Requirements: Locate the string "this" throughout the material and copy every line in which it occurs.

Extracted entries:

□ □ □ □ □ □ □

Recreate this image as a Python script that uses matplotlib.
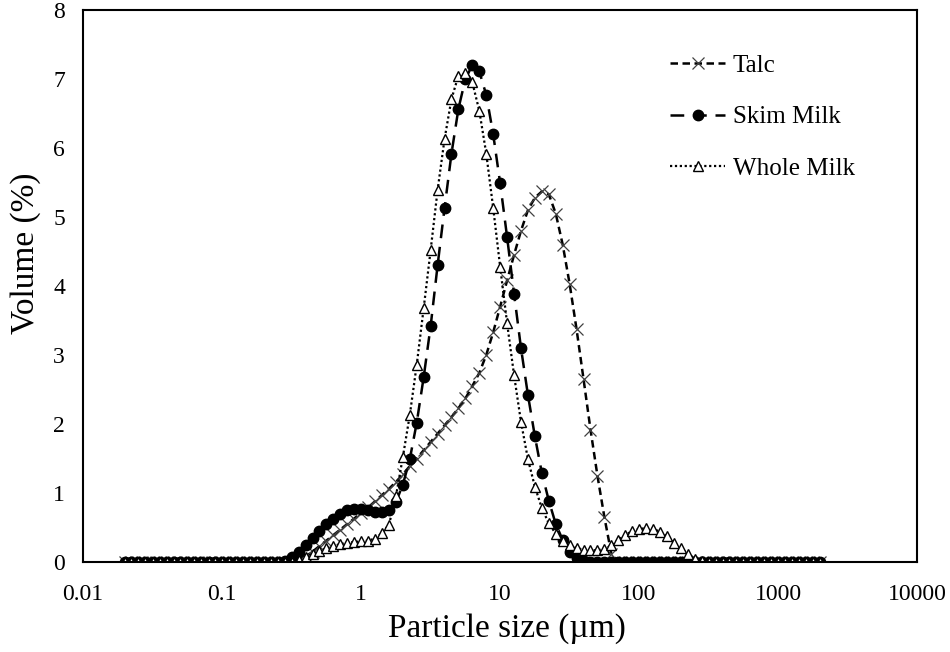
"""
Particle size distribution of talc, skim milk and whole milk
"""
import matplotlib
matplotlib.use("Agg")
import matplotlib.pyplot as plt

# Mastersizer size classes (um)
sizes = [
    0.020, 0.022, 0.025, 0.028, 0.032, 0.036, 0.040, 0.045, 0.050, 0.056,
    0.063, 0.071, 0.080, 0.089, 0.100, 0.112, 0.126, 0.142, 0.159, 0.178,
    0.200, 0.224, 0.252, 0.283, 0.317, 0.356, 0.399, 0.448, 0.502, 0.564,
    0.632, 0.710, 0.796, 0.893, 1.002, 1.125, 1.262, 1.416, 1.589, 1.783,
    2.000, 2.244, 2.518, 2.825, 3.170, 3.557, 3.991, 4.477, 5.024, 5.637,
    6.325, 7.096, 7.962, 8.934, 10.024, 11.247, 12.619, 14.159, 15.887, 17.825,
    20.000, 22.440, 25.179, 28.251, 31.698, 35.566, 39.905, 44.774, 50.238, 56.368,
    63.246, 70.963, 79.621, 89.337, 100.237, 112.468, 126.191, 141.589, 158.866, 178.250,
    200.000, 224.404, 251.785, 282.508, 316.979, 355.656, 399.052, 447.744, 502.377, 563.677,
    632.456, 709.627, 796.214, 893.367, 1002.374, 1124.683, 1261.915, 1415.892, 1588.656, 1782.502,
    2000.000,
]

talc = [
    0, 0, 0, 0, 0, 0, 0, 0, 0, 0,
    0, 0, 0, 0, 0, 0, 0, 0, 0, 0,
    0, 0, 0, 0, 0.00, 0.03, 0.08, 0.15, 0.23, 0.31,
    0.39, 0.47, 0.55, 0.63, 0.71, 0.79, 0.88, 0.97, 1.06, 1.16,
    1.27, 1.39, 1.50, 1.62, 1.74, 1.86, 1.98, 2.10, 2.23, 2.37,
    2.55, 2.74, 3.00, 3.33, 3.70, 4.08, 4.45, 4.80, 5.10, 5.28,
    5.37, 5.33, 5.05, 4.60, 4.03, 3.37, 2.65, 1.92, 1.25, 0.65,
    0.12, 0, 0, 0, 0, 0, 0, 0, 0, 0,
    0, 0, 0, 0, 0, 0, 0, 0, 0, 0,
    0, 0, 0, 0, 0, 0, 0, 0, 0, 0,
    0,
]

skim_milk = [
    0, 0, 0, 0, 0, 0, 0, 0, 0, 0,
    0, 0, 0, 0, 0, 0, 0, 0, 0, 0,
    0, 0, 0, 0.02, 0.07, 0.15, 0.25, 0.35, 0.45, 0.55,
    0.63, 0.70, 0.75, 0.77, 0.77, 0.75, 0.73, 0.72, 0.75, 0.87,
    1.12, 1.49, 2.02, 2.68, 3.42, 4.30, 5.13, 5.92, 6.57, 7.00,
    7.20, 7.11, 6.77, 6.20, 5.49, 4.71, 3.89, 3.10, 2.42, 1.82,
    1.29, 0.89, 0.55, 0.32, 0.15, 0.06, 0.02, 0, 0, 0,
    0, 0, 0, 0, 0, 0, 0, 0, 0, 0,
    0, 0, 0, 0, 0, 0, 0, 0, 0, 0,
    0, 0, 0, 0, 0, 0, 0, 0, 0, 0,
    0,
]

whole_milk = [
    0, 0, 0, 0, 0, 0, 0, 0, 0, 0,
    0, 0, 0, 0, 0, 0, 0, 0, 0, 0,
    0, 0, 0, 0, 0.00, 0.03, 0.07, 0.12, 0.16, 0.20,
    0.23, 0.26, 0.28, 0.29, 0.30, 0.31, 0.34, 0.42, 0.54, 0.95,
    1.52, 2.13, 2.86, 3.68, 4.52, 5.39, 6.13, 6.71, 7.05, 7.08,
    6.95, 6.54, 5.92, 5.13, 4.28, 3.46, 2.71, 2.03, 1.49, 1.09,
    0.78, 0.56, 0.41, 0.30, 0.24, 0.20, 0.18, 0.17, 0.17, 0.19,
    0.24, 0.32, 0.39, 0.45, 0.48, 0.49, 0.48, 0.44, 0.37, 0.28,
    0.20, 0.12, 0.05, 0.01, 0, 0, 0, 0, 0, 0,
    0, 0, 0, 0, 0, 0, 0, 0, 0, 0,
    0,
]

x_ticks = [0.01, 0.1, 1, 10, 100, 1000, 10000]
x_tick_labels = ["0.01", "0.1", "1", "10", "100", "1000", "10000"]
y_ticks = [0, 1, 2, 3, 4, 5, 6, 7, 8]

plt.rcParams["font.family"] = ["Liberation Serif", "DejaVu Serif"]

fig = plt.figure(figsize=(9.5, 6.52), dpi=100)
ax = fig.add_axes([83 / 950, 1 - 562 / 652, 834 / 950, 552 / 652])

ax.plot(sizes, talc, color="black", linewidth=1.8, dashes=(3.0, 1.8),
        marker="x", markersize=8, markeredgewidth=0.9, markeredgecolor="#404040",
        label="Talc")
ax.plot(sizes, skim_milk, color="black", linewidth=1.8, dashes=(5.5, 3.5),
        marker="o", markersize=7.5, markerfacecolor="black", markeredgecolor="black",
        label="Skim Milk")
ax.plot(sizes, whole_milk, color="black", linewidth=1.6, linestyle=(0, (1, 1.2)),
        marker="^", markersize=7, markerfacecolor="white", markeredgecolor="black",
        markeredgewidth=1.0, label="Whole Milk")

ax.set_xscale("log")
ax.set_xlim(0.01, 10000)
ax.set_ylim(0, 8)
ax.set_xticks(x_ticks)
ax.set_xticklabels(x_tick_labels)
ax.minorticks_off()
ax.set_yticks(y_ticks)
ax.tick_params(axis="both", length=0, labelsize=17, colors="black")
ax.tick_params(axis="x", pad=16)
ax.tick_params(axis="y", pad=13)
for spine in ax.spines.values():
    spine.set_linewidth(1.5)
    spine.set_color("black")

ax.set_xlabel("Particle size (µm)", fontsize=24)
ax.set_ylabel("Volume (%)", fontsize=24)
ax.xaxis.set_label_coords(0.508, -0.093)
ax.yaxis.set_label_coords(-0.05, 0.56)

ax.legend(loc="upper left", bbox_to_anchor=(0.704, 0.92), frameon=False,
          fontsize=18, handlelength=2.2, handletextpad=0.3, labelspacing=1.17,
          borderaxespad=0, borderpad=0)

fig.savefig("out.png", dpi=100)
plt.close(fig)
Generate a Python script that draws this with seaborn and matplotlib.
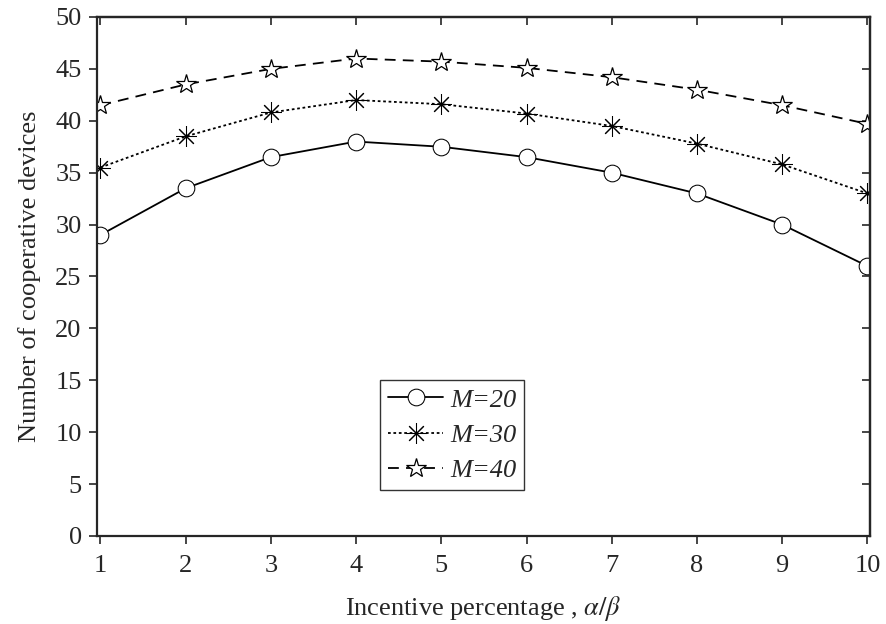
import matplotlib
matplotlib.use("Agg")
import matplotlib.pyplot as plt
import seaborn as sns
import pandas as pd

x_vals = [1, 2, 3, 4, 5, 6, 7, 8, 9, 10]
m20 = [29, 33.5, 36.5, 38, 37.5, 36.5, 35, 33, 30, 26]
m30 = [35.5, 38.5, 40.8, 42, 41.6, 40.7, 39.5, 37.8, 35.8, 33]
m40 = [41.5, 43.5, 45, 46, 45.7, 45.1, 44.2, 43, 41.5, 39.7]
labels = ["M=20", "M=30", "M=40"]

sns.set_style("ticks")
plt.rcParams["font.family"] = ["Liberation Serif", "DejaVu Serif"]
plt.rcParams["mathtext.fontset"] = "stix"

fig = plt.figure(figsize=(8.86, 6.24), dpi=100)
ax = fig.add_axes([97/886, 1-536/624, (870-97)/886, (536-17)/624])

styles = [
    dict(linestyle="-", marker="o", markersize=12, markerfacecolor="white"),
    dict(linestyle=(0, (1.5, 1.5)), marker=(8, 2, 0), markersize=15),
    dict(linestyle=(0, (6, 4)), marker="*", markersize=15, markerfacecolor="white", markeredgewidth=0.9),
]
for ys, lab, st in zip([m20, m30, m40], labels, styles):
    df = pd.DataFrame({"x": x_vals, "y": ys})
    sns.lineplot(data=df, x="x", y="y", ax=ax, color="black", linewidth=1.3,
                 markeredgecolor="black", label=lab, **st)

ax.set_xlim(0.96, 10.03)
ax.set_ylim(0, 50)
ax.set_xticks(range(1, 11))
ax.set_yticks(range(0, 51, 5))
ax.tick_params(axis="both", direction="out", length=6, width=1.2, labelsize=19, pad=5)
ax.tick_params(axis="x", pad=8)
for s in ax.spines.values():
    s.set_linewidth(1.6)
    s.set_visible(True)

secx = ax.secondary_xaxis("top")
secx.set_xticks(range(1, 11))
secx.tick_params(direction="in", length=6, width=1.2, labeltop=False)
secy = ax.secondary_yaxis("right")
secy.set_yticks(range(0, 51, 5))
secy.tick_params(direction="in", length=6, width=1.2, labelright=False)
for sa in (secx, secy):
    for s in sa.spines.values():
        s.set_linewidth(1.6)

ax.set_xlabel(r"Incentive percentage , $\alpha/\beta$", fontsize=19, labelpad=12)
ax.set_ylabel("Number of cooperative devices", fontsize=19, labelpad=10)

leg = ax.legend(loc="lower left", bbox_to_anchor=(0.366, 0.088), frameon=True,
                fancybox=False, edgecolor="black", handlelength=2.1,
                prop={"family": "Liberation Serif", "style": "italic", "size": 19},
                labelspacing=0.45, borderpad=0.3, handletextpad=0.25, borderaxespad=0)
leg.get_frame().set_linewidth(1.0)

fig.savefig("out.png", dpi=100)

□ □ □ □ □ □ □

Output below:
Recreate this image as a Python script that uses matplotlib.
Generate a Python script that draws this with seaborn and matplotlib.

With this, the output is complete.